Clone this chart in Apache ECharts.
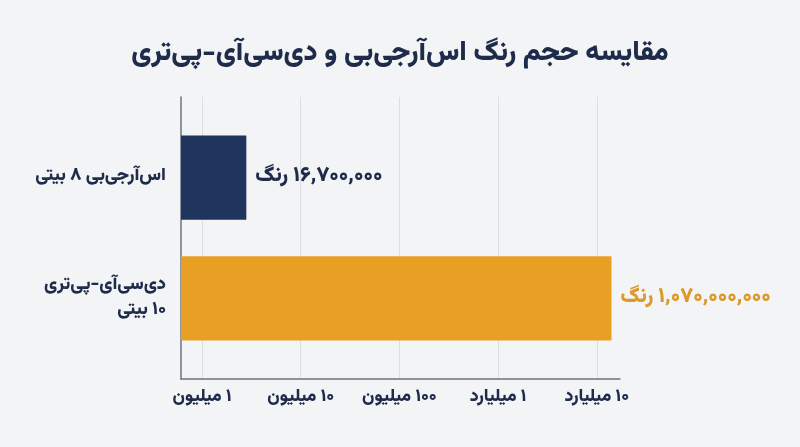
<!DOCTYPE html>
<html lang="fa">
  <head>
    <meta charset="UTF-8" />
    <title>مقایسه حجم رنگ</title>
    <style>
      html,
      body {
        margin: 0;
        padding: 0;
        background-color: #f3f4f6;
      }
      #chart-container {
        width: 800px;
        height: 447px;
      }
    </style>
    <script src="https://cdn.jsdelivr.net/npm/echarts@6/dist/echarts.min.js"></script>
  </head>
  <body>
    <div id="chart-container" dir="rtl"></div>
    <script>
      const titleText = "مقایسه حجم رنگ اس‌آرجی‌بی و دی‌سی‌آی-پی‌تری";
      const categories = ["اس‌آرجی‌بی ۸ بیتی", "دی‌سی‌آی-پی‌تری\n۱۰ بیتی"];
      // where each bar ends on the log axis, as drawn in the picture
      const barEnds = [2.81e6, 1.41e10];
      const valueLabels = ["۱۶,۷۰۰,۰۰۰ رنگ", "۱,۰۷۰,۰۰۰,۰۰۰ رنگ"];
      const tickValues = [1e6, 1e7, 1e8, 1e9, 1e10];
      const tickLabels = ["۱ میلیون", "۱۰ میلیون", "۱۰۰ میلیون", "۱ میلیارد", "۱۰ میلیارد"];

      const barColors = ["#1f355e", "#e8a024"];
      const valueColors = ["#1e2b4a", "#dc9a2a"];
      const fontFamily = "Vazirmatn, 'Noto Sans Arabic', 'DejaVu Sans', sans-serif";

      let dom = document.getElementById("chart-container");
      let myChart = echarts.init(dom, null, { renderer: "canvas" });

      function tickLabel(v) {
        for (let i = 0; i < tickValues.length; i++) {
          if (Math.abs(Math.log10(v) - Math.log10(tickValues[i])) < 1e-6) {
            return tickLabels[i];
          }
        }
        return "";
      }

      let seriesData = barEnds.map((v, i) => [v, i]);

      let option = {
        backgroundColor: "#f3f4f6",
        animation: false,
        title: {
          text: titleText,
          left: "center",
          top: 37,
          textStyle: {
            fontFamily: fontFamily,
            fontSize: 27.5,
            fontWeight: 900,
            color: "#1e2b4a",
          },
        },
        grid: { left: 181, right: 180, top: 97, bottom: 68 },
        xAxis: {
          type: "log",
          min: 612000,
          max: 1.72e10,
          splitNumber: 5,
          axisLine: {
            show: true,
            onZero: false,
            lineStyle: { color: "#6b7384", width: 1.5 },
          },
          axisTick: { show: false },
          splitLine: {
            show: true,
            showMinLine: false,
            showMaxLine: false,
            lineStyle: { color: "#dcdee2", width: 1 },
          },
          axisLabel: {
            formatter: tickLabel,
            margin: 10,
            fontFamily: fontFamily,
            fontSize: 17.5,
            fontWeight: 900,
            color: "#1e2b4a",
          },
        },
        yAxis: {
          type: "value",
          inverse: true,
          min: -0.668,
          max: 1.668,
          axisLine: {
            show: true,
            onZero: false,
            lineStyle: { color: "#6b7384", width: 1.5 },
          },
          axisTick: { show: false },
          splitLine: { show: false },
          axisLabel: {
            customValues: [0, 1],
            formatter: (v) => categories[Math.round(v)],
            margin: 15,
            lineHeight: 25,
            align: "right",
            fontFamily: fontFamily,
            fontSize: 18,
            fontWeight: 900,
            color: "#1e2b4a",
          },
        },
        series: [
          {
            type: "custom",
            data: seriesData,
            encode: { x: 0, y: 1 },
            renderItem: function (params, api) {
              let i = api.value(1);
              let end = api.coord([api.value(0), i]);
              let x0 = params.coordSys.x;
              let h = api.size([0, 1])[1] * 0.697;
              return {
                type: "group",
                children: [
                  {
                    type: "rect",
                    shape: { x: x0, y: end[1] - h / 2, width: end[0] - x0, height: h },
                    style: { fill: barColors[i] },
                  },
                  {
                    type: "text",
                    x: end[0] + 9,
                    y: end[1],
                    style: {
                      text: valueLabels[i],
                      fill: valueColors[i],
                      font: "900 21px " + fontFamily,
                      align: "left",
                      verticalAlign: "middle",
                    },
                  },
                ],
              };
            },
          },
        ],
      };

      if (option && typeof option === "object") {
        myChart.setOption(option);
      }
    </script>
  </body>
</html>
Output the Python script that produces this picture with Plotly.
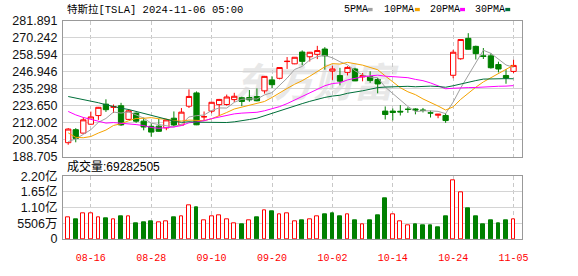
import plotly.graph_objects as go
import pandas as pd

# ---------------- data ----------------
dates = ["08-13", "08-14", "08-15", "08-16", "08-19", "08-20", "08-21", "08-22", "08-23",
         "08-26", "08-27", "08-28", "08-29", "08-30",
         "09-03", "09-04", "09-05", "09-06", "09-09", "09-10", "09-11", "09-12", "09-13",
         "09-16", "09-17", "09-18", "09-19", "09-20", "09-23", "09-24", "09-25", "09-26",
         "09-27", "09-30",
         "10-01", "10-02", "10-03", "10-04", "10-07", "10-08", "10-09", "10-10", "10-11",
         "10-14", "10-15", "10-16", "10-17", "10-18", "10-21", "10-22", "10-23", "10-24",
         "10-25", "10-28", "10-29", "10-30", "10-31",
         "11-01", "11-04", "11-05"]

opens = [198.47, 207.39, 205.02, 211.15, 217.07, 224.88, 222.67, 223.82, 214.46,
         218.75, 213.25, 209.72, 209.80, 208.63,
         215.26, 210.59, 223.49, 232.60, 216.20, 220.07, 224.55, 224.66, 228.00,
         229.30, 229.45, 230.09, 234.00, 241.52, 242.61, 254.08, 252.54, 260.60,
         257.38, 259.04,
         262.67, 247.55, 244.48, 246.69, 249.00, 243.56, 243.82, 241.81, 220.13,
         220.13, 220.01, 221.40, 221.59, 220.71, 218.90, 217.31, 217.13, 244.68,
         256.01, 270.00, 264.51, 258.04, 257.99,
         252.04, 244.56, 247.34]

highs = [208.49, 208.44, 215.88, 219.80, 222.98, 228.22, 224.66, 225.79, 221.48,
         219.09, 215.66, 211.84, 214.89, 214.57,
         219.90, 222.22, 235.00, 233.60, 219.87, 226.40, 228.47, 231.45, 232.67,
         229.96, 234.57, 235.68, 244.24, 243.99, 250.00, 257.19, 257.05, 261.75,
         260.70, 264.86,
         263.98, 251.16, 249.79, 250.96, 249.83, 246.21, 247.43, 242.79, 223.34,
         221.91, 224.26, 222.82, 222.08, 222.28, 220.48, 218.22, 218.72, 262.12,
         269.49, 273.54, 264.98, 263.35, 259.75,
         254.00, 248.90, 255.28]

lows = [197.06, 198.75, 204.82, 210.80, 214.09, 219.56, 218.86, 210.02, 214.21,
        212.11, 206.94, 202.59, 205.97, 207.03,
        209.64, 210.57, 222.25, 210.51, 213.67, 218.64, 216.80, 223.83, 226.32,
        223.53, 226.55, 226.88, 232.13, 235.92, 241.92, 249.05, 252.28, 251.53,
        254.12, 255.77,
        248.53, 241.50, 237.81, 244.58, 240.70, 240.56, 239.51, 232.34, 214.38,
        213.74, 217.12, 218.93, 217.90, 219.23, 215.73, 215.26, 212.11, 242.65,
        255.32, 262.24, 255.51, 255.82, 249.25,
        246.63, 238.88, 246.21]

closes = [207.83, 201.38, 214.14, 216.12, 222.72, 221.10, 223.27, 210.66, 220.32,
          213.21, 209.21, 205.75, 206.28, 214.11,
          210.60, 219.41, 230.17, 210.73, 216.27, 226.17, 228.13, 229.81, 230.29,
          226.78, 227.87, 227.20, 243.92, 238.25, 250.00, 254.27, 257.02, 254.22,
          260.46, 261.63,
          258.02, 249.02, 240.66, 250.08, 240.83, 244.50, 241.05, 238.77, 217.80,
          219.16, 219.57, 221.33, 220.89, 220.70, 218.85, 217.97, 213.65, 260.48,
          269.19, 262.51, 259.52, 257.55, 249.85,
          248.98, 242.84, 251.44]

# closes of the 29 sessions before 08-13 (needed for the moving averages)
prior_closes = [231.26, 246.39, 251.52, 252.94, 262.33, 263.26, 241.03, 248.23, 252.64,
                256.56, 248.50, 249.23, 239.20, 251.51, 246.38, 215.99, 220.25, 219.80,
                232.10, 222.62, 232.07, 216.86, 207.67, 198.88, 200.64, 191.76, 198.84,
                200.00, 197.49]

volumes = [76e6, 69e6, 89e6, 89e6, 76e6, 73e6, 69e6, 79e6, 79e6,
           56e6, 60e6, 63e6, 59e6, 63e6,
           76e6, 79e6, 118e6, 112e6, 66e6, 79e6, 82e6, 69e6, 55e6,
           53e6, 66e6, 76e6, 102e6, 99e6, 86e6, 89e6, 63e6, 66e6,
           69e6, 79e6,
           86e6, 92e6, 79e6, 86e6, 66e6, 53e6, 66e6, 82e6, 144e6,
           86e6, 62e6, 47e6, 50e6, 47e6, 47e6, 40e6, 79e6, 206e6,
           165e6, 108e6, 79e6, 53e6, 66e6,
           56e6, 66e6, 69282505]

tick_labels = ["08-16", "08-28", "09-10", "09-20", "10-02", "10-14", "10-24", "11-05"]
price_ticks = [188.705, 200.354, 212.002, 223.650, 235.298, 246.946, 258.594, 270.242, 281.891]
price_tick_text = ["188.705", "200.354", "212.002", "223.650", "235.298", "246.946",
                   "258.594", "270.242", "281.891"]
vol_ticks = [0, 55.06e6, 110.12e6, 165.18e6, 220.24e6]
vol_tick_text = ["0", "5506万", "1.10亿", "1.65亿", "2.20亿"]

ma_periods = [5, 10, 20, 30]
ma_names = ["5PMA", "10PMA", "20PMA", "30PMA"]
ma_colors = ["#a0a0a0", "#f5a300", "#ff00ff", "#006f3a"]

title_text = "特斯拉[TSLA] 2024-11-06 05:00"
vol_title = "成交量:69282505"

# ---------------- build ----------------
n = len(dates)
xs = list(range(n))
all_closes = pd.Series(prior_closes + closes)

RED = "#ff0000"
GREEN = "#008000"
GRID = "#d4d4d4"
BORDER = "#999999"

fig = go.Figure()

fig.add_trace(go.Candlestick(
    x=xs, open=opens, high=highs, low=lows, close=closes,
    xaxis="x2", yaxis="y",
    increasing=dict(line=dict(color=RED, width=1), fillcolor="#ffffff"),
    decreasing=dict(line=dict(color=GREEN, width=1), fillcolor=GREEN),
    whiskerwidth=0, showlegend=False, hoverinfo="skip",
))

for p, name, col in zip(ma_periods, ma_names, ma_colors):
    ma = all_closes.rolling(p).mean().iloc[-n:].tolist()
    fig.add_trace(go.Scatter(x=xs, y=ma, mode="lines", name=name,
                             line=dict(color=col, width=1), xaxis="x2", yaxis="y",
                             showlegend=False, hoverinfo="skip"))

prev = [prior_closes[-1]] + closes[:-1]
up = [c >= pc for c, pc in zip(closes, prev)]
fig.add_trace(go.Bar(
    x=xs, y=volumes, xaxis="x", yaxis="y2", width=0.5,
    marker=dict(color=["#ffffff" if u else GREEN for u in up],
                line=dict(color=[RED if u else GREEN for u in up], width=1)),
    showlegend=False, hoverinfo="skip",
))

W, H = 578, 276
ML, MR, MT, MB = 55, 56, 21, 22
PW, PH = W - ML - MR, H - MT - MB


def px(x):
    return (x - ML) / PW


def py(y):
    return (H - MB - y) / PH


tick_idx = [dates.index(t) for t in tick_labels]
xrange = [-0.69, 60.12]

common_x = dict(range=xrange, tickvals=tick_idx, showgrid=True, gridcolor="#c8c8c8",
                griddash="4px,3px", gridwidth=1, zeroline=False, showline=True,
                linecolor=BORDER, linewidth=1, mirror=True, ticks="",
                rangeslider=dict(visible=False), fixedrange=True)

fig.update_layout(
    width=W, height=H,
    margin=dict(l=ML, r=MR, t=MT, b=MB),
    paper_bgcolor="#ffffff", plot_bgcolor="#ffffff",
    boxgap=0.3, boxgroupgap=0,
    bargap=0,
    xaxis=dict(**common_x, anchor="y2", ticktext=tick_labels,
               tickfont=dict(family="Liberation Mono", size=10, color=RED),
               ticklabelstandoff=9),
    xaxis2=dict(**common_x, anchor="y", matches="x", showticklabels=False),
    yaxis=dict(domain=[py(166.3), 1], range=[price_ticks[0], price_ticks[-1]],
               tickvals=price_ticks, ticktext=price_tick_text,
               showgrid=True, gridcolor=GRID, gridwidth=1, zeroline=False,
               showline=True, linecolor=BORDER, linewidth=1, mirror=True, ticks="",
               tickfont=dict(family="Liberation Sans, Noto Sans CJK SC", size=12.5, color="#111111"),
               ticklabelstandoff=2, anchor="x2", fixedrange=True),
    yaxis2=dict(domain=[0, py(187)], range=[0, vol_ticks[-1]],
                tickvals=vol_ticks, ticktext=vol_tick_text,
                showgrid=True, gridcolor=GRID, gridwidth=1, zeroline=False,
                showline=True, linecolor=BORDER, linewidth=1, mirror=True, ticks="",
                tickfont=dict(family="Liberation Sans, Noto Sans CJK SC", size=12.5, color="#111111"),
                ticklabelstandoff=2, anchor="x", fixedrange=True),
)

annotations = [
    dict(text=title_text, x=px(57), y=py(9), xref="paper", yref="paper",
         xanchor="left", yanchor="middle", showarrow=False,
         font=dict(family="Liberation Mono, Noto Sans CJK SC", size=10.5, color="#000000")),
    dict(text=vol_title, x=px(57), y=py(177), xref="paper", yref="paper",
         xanchor="left", yanchor="middle", showarrow=False,
         font=dict(family="Liberation Sans, Noto Sans CJK SC", size=12, color="#000000")),
]

shapes = [
    # faint watermark behind the price panel
    dict(type="rect", xref="paper", yref="paper", x0=px(230), x1=px(390), y0=py(110), y1=py(71),
         line=dict(width=0), fillcolor="rgba(0,0,0,0)", layer="below",
         label=dict(text="<b><i>东方财富</i></b>",
                    font=dict(family="Noto Sans CJK SC", size=40, color="#e8e8e8"),
                    textposition="middle center")),
]

legend_pos = [(339, 365), (380, 413), (426, 459), (472, 505)]
for (tx, sx), name, col in zip(legend_pos, ma_names, ma_colors):
    annotations.append(dict(text=name, x=px(tx), y=py(9), xref="paper", yref="paper",
                            xanchor="left", yanchor="middle", showarrow=False,
                            font=dict(family="Liberation Mono", size=10, color="#000000")))
    shapes.append(dict(type="rect", xref="paper", yref="paper",
                       x0=px(sx), x1=px(sx + 5), y0=py(10.5), y1=py(7),
                       line=dict(width=0), fillcolor=col))

fig.update_layout(annotations=annotations, shapes=shapes)

fig.write_html("out.html")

Exercise directions: Reproduce exactly the lines above starting at the line containing "Output the Python" and ending at the line containing "import pandas as pd", including both, but not the pictures.

Complete output:
Output the Python script that produces this picture with Plotly.
import plotly.graph_objects as go
import pandas as pd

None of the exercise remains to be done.